Figure scripts
┄┄┄┄┄┄

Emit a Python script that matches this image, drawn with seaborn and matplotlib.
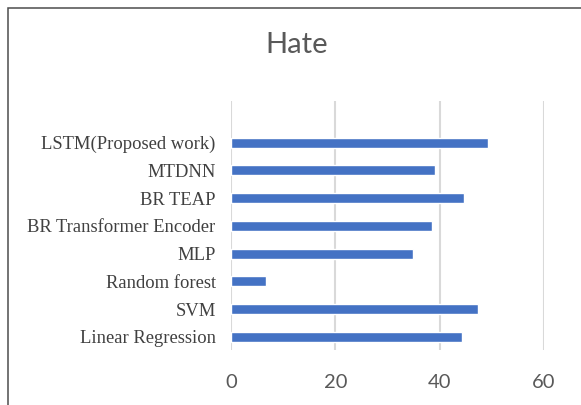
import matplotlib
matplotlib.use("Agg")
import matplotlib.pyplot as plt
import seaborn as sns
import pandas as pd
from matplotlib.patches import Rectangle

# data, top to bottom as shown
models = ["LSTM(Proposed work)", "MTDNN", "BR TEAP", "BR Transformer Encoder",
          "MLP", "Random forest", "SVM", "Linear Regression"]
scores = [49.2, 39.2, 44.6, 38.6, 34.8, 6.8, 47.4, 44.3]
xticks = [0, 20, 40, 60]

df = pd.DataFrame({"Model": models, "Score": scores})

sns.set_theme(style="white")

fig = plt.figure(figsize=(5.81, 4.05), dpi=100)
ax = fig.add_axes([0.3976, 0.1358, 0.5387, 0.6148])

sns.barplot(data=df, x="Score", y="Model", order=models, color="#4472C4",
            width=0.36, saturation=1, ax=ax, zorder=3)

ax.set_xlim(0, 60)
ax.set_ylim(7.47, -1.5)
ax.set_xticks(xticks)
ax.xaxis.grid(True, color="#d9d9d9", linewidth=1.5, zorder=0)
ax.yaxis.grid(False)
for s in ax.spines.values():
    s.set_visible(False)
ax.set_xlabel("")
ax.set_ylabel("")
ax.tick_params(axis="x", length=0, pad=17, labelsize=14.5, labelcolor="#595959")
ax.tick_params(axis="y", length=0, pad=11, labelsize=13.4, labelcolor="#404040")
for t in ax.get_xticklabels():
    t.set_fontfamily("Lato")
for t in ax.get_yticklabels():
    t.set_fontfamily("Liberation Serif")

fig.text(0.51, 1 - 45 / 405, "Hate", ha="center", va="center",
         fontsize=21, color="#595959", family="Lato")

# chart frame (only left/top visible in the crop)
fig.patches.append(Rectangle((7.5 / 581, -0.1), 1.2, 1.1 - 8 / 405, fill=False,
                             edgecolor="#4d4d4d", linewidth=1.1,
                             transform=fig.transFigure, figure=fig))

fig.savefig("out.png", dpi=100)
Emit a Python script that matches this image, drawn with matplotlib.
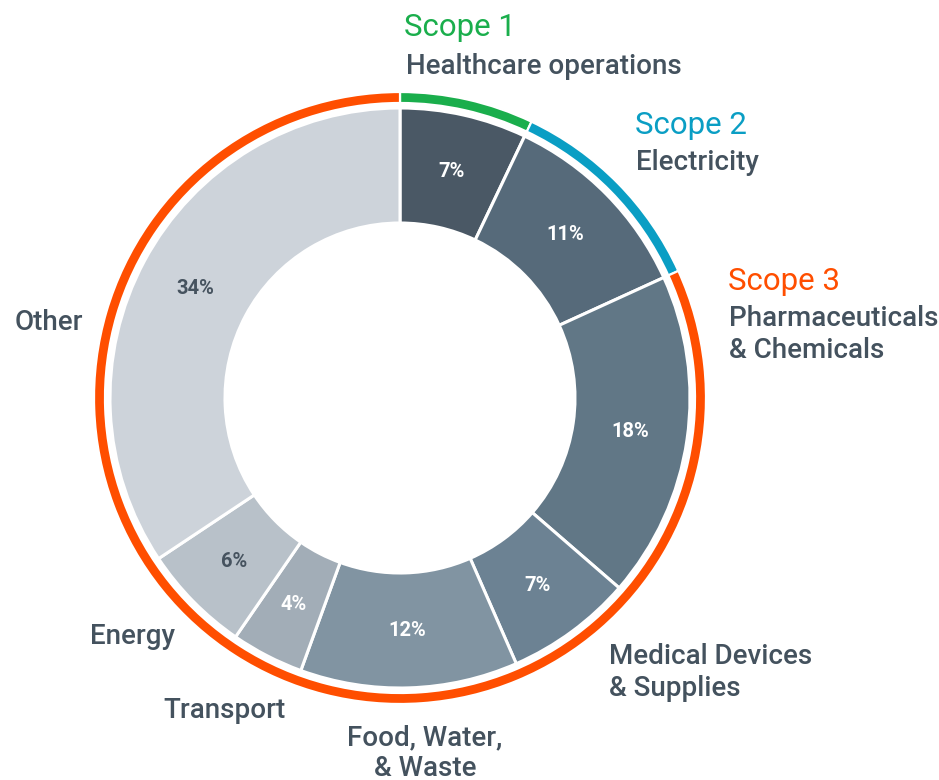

┄┄┄┄┄┄

Images should not appear in the copy; retype the listing above exactly.

■ TASK ANSWER:
Emit a Python script that matches this image, drawn with seaborn and matplotlib.
import matplotlib
matplotlib.use("Agg")
import matplotlib.pyplot as plt
import seaborn as sns
import pandas as pd
from matplotlib.patches import Rectangle

# data, top to bottom as shown
models = ["LSTM(Proposed work)", "MTDNN", "BR TEAP", "BR Transformer Encoder",
          "MLP", "Random forest", "SVM", "Linear Regression"]
scores = [49.2, 39.2, 44.6, 38.6, 34.8, 6.8, 47.4, 44.3]
xticks = [0, 20, 40, 60]

df = pd.DataFrame({"Model": models, "Score": scores})

sns.set_theme(style="white")

fig = plt.figure(figsize=(5.81, 4.05), dpi=100)
ax = fig.add_axes([0.3976, 0.1358, 0.5387, 0.6148])

sns.barplot(data=df, x="Score", y="Model", order=models, color="#4472C4",
            width=0.36, saturation=1, ax=ax, zorder=3)

ax.set_xlim(0, 60)
ax.set_ylim(7.47, -1.5)
ax.set_xticks(xticks)
ax.xaxis.grid(True, color="#d9d9d9", linewidth=1.5, zorder=0)
ax.yaxis.grid(False)
for s in ax.spines.values():
    s.set_visible(False)
ax.set_xlabel("")
ax.set_ylabel("")
ax.tick_params(axis="x", length=0, pad=17, labelsize=14.5, labelcolor="#595959")
ax.tick_params(axis="y", length=0, pad=11, labelsize=13.4, labelcolor="#404040")
for t in ax.get_xticklabels():
    t.set_fontfamily("Lato")
for t in ax.get_yticklabels():
    t.set_fontfamily("Liberation Serif")

fig.text(0.51, 1 - 45 / 405, "Hate", ha="center", va="center",
         fontsize=21, color="#595959", family="Lato")

# chart frame (only left/top visible in the crop)
fig.patches.append(Rectangle((7.5 / 581, -0.1), 1.2, 1.1 - 8 / 405, fill=False,
                             edgecolor="#4d4d4d", linewidth=1.1,
                             transform=fig.transFigure, figure=fig))

fig.savefig("out.png", dpi=100)
Emit a Python script that matches this image, drawn with matplotlib.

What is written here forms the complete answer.